My class: 28-30 throughout. One child who got hyperactive off artificial colours but other than that, no behavioural problems. One of the girls was a bit bossy, and occasionally one of the others challenged her, but generally we all looked after each other. I didn't have a best friend, but always had a group to go round with. Academically no really high top, but no bottom either-it was once commented after IQ testing that they'd never had a form that all scored above average.
Dbro: 30-33 in class. Roughly between the two in everything.
Dsis would probably have been better at another school, me not, dbro probably didn't matter either way.
I loved being at a single entry. You knew which classroom you were going to. You generally knew which teacher you'd get next year, and the year after. You knew most people in the school etc. It was very safe.
My dc went to a large school. Lots of different people. Lots of opportunities. Lots of after school things.
All advantages.
But, you also have to throw in that lots of opportunities are also potentially shared between more children.

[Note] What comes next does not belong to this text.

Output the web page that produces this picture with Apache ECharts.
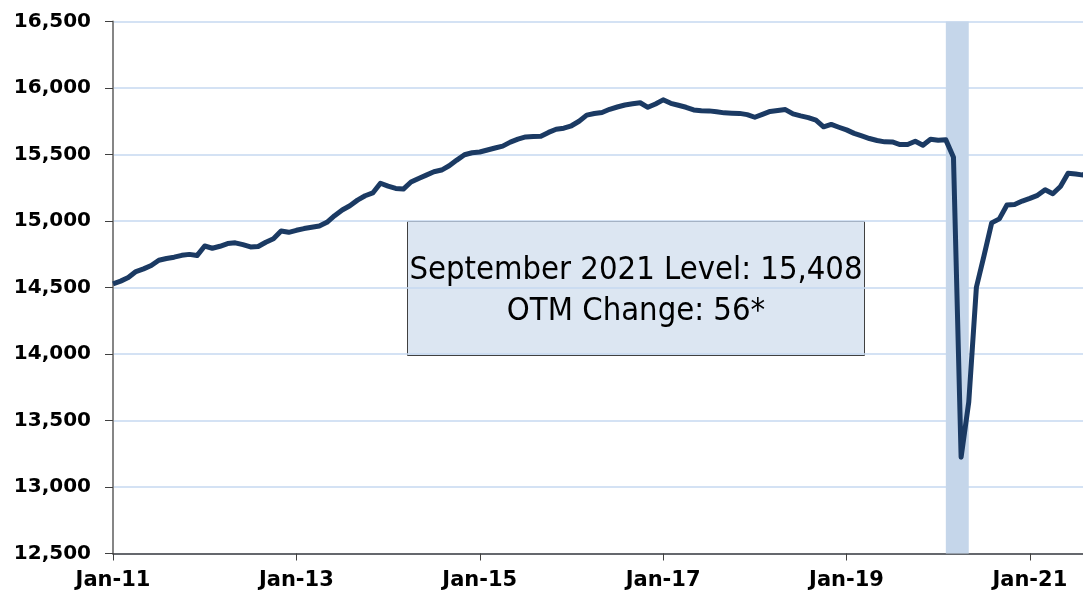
<!DOCTYPE html>
<html>
<head>
<meta charset="utf-8">
<script src="https://cdn.jsdelivr.net/npm/echarts@6/dist/echarts.min.js"></script>
<style>
  html, body { margin: 0; padding: 0; background: #fff; overflow: hidden; }
  /* chart is a bit wider than the window: the last month (Sep-21) falls just past the right edge, as in the original */
  #chart { width: 1091px; height: 594px; }
</style>
</head>
<body>
<div id="chart"></div>
<script>
// Employment level (thousands), monthly Jan-11 .. Sep-21
const startYear = 2011;
const levels = [
  14528, 14548, 14575, 14620, 14640, 14665, 14705, 14718, 14728, 14742, 14749, 14740,
  14812, 14795, 14810, 14830, 14836, 14822, 14805, 14808, 14840, 14866, 14925, 14915,
  14930, 14943, 14953, 14962, 14990, 15040, 15083, 15115, 15157, 15190, 15211, 15284,
  15262, 15245, 15240, 15293, 15320, 15345, 15370, 15383, 15415, 15458, 15498, 15513,
  15519, 15534, 15549, 15563, 15593, 15615, 15632, 15636, 15638, 15666, 15690, 15698,
  15716, 15750, 15796, 15808, 15816, 15840, 15857, 15872, 15881, 15889, 15855, 15880,
  15911, 15885, 15870, 15855, 15835, 15829, 15828, 15821, 15813, 15811, 15809, 15800,
  15780, 15802, 15824, 15831, 15838, 15805, 15790, 15777, 15758, 15708, 15726, 15705,
  15685, 15659, 15640, 15620, 15605, 15595, 15594, 15575, 15575, 15600, 15570, 15615,
  15607, 15610, 15480, 13224, 13638, 14502, 14740, 14986, 15016, 15120, 15124, 15150,
  15170, 15193, 15235, 15205, 15259, 15359, 15353, 15345, 15408
];
const recession = ['Feb-20', 'May-20'];
const boxLines = ['September 2021 Level: 15,408', 'OTM Change: 56*'];

const monthNames = ['Jan','Feb','Mar','Apr','May','Jun','Jul','Aug','Sep','Oct','Nov','Dec'];
const months = levels.map((_, i) => {
  const y = startYear + Math.floor(i / 12);
  return monthNames[i % 12] + '-' + String(y).slice(2);
});

const chart = echarts.init(document.getElementById('chart'));
const labelFont = { color: '#000', fontFamily: 'DejaVu Sans', fontWeight: 'bold', fontSize: 20 };
const every2y = (idx) => idx % 24 === 0;

chart.setOption({
  animation: false,
  backgroundColor: '#fff',
  grid: { left: 113, top: 21.5, bottom: 40.5, right: 0 },
  xAxis: {
    type: 'category',
    data: months,
    boundaryGap: false,
    axisLine: { lineStyle: { color: '#404040', width: 1.5 } },
    axisTick: { interval: every2y, length: 7, lineStyle: { color: '#404040' } },
    axisLabel: { interval: every2y, margin: 17, ...labelFont, fontSize: 21 },
    splitLine: { show: false }
  },
  yAxis: {
    type: 'value',
    min: 12500, max: 16500, interval: 500,
    axisLine: { show: true, lineStyle: { color: '#868686', width: 2 } },
    axisTick: { show: true, length: 8, lineStyle: { color: '#404040' } },
    axisLabel: {
      margin: 22, ...labelFont,
      formatter: (v) => v.toLocaleString('en-US')
    },
    splitLine: { lineStyle: { color: '#c6d9f0', width: 1.5 } }
  },
  series: [{
    type: 'line',
    data: levels,
    showSymbol: false,
    lineStyle: { color: '#1b3a63', width: 5, join: 'round' },
    z: 3,
    markArea: {
      silent: true,
      itemStyle: { color: '#c5d6ea' },
      data: [[{ xAxis: recession[0] }, { xAxis: recession[1] }]]
    }
  }],
  graphic: [{
    type: 'group',
    left: 407, top: 221,
    z: 10,
    children: [{
      type: 'rect',
      shape: { x: 0, y: 0, width: 457, height: 134 },
      style: { fill: '#dce6f2', stroke: '#404040', lineWidth: 1 }
    }, {
      type: 'text',
      x: 228.5, y: 70,
      style: {
        text: boxLines.join('\n'),
        fontFamily: 'DejaVu Sans Condensed, DejaVu Sans',
        fontSize: 32.5,
        lineHeight: 41,
        fill: '#000',
        align: 'center',
        verticalAlign: 'middle'
      }
    }]
  }]
});
</script>
</body>
</html>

Dc1 got offered loads, dc2 got some, and I don't think ds got offered more than one in the entire juniors even though they were quite similar in terms of abilities.

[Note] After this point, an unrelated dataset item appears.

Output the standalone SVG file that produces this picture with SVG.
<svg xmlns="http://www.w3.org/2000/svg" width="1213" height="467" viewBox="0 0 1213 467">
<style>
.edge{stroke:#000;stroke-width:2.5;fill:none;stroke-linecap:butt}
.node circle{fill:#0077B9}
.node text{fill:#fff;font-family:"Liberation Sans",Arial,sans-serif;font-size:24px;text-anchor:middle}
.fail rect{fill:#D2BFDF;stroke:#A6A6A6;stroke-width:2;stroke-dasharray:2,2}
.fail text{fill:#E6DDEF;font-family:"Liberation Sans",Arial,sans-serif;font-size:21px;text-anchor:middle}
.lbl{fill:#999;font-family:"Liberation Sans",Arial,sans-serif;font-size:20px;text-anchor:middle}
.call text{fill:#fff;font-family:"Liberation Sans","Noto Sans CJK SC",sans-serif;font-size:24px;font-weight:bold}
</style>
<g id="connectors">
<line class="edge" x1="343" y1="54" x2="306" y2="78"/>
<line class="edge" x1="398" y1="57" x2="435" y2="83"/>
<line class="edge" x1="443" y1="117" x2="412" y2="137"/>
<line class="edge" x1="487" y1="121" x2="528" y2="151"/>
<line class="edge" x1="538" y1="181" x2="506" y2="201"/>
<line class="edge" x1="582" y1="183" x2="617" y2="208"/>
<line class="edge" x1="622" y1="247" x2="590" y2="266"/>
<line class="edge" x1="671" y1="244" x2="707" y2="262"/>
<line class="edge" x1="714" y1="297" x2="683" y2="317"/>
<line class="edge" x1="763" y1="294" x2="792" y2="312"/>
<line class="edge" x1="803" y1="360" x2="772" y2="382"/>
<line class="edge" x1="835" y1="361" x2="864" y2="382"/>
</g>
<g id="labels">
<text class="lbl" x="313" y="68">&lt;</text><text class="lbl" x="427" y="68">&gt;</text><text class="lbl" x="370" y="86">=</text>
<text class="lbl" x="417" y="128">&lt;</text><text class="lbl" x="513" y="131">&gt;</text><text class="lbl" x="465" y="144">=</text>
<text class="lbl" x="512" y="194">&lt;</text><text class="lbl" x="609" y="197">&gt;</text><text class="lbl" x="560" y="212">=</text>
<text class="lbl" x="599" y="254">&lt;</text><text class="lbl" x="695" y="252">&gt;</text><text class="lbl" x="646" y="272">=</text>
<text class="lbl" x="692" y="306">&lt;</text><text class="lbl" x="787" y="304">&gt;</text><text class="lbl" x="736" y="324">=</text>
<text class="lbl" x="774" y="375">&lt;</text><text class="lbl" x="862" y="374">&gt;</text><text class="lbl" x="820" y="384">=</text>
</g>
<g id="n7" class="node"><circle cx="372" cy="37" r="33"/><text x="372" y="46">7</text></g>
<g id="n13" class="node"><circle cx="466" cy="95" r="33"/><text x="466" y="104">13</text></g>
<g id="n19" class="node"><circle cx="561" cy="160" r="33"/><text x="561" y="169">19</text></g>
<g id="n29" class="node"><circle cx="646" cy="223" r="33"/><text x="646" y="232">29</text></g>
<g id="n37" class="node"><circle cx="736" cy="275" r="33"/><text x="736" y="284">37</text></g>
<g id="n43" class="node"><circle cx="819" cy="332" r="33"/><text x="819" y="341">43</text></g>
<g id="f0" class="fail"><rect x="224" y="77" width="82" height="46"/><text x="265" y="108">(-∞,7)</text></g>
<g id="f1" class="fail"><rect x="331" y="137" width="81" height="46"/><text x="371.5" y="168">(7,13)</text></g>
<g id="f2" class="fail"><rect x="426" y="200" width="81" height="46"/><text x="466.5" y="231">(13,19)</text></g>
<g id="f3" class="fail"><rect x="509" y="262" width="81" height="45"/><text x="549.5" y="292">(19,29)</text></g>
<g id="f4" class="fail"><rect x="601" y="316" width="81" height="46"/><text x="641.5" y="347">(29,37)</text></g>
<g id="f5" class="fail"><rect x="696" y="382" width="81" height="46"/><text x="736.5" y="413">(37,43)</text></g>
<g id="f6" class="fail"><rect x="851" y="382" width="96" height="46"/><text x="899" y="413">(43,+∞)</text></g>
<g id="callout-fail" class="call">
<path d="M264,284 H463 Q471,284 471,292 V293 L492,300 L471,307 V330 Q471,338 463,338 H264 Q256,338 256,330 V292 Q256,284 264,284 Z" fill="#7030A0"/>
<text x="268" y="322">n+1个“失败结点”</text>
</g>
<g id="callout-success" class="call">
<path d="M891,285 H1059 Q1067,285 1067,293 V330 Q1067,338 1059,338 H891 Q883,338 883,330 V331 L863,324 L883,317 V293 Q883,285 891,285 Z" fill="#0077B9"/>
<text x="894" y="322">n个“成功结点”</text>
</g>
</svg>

They can get lost in the crowd. So although there is person A who would be their ideal best friend, they never actually properly come across them. There are children in the year that they never really got contact with.
Mixing the forms up every year is a current fad. My observation is that sometimes it can be a good thing to mix. One of mine had a very imbalanced set of forms with personalities/SEN/academics very different in each form. Mixing them up on the whole was better for most children. Sometimes you get two children who don't get on. Splitting them is good for all. Ditto bullying, moving apart is helpful. Having the ability to do that though I think is good.
On the other hand when it's done every year I saw children who struggled socially give up on making friends. Because they took time to get comfortable and make friends, only to find they were being split the next year. My observation was it benefitted mostly the confident children who made friends easily-exactly the opposite to what you'd want.
Things can get hidden among bigger problems. One of my dc has a physical disability. I spoke to the SEN department before she arrived about allowances. When I came to ask after Christmas why none of these had happened, they hadn't even told the SEN department she'd come, so the SEN department had assumed we'd sent her elsewhere. Because there were bigger issues for the school, hers got generally forgotten about.
So I'd say look at your dc. Will they do best at being a little fish in a big sea, or a big fish in a little sea.
One of mine did well in a big sea. The other two I'm not convinced it was right for them. We didn't have a choice round here though.
Have a look at both schools and make your choice. Chances are they'll be fine at either.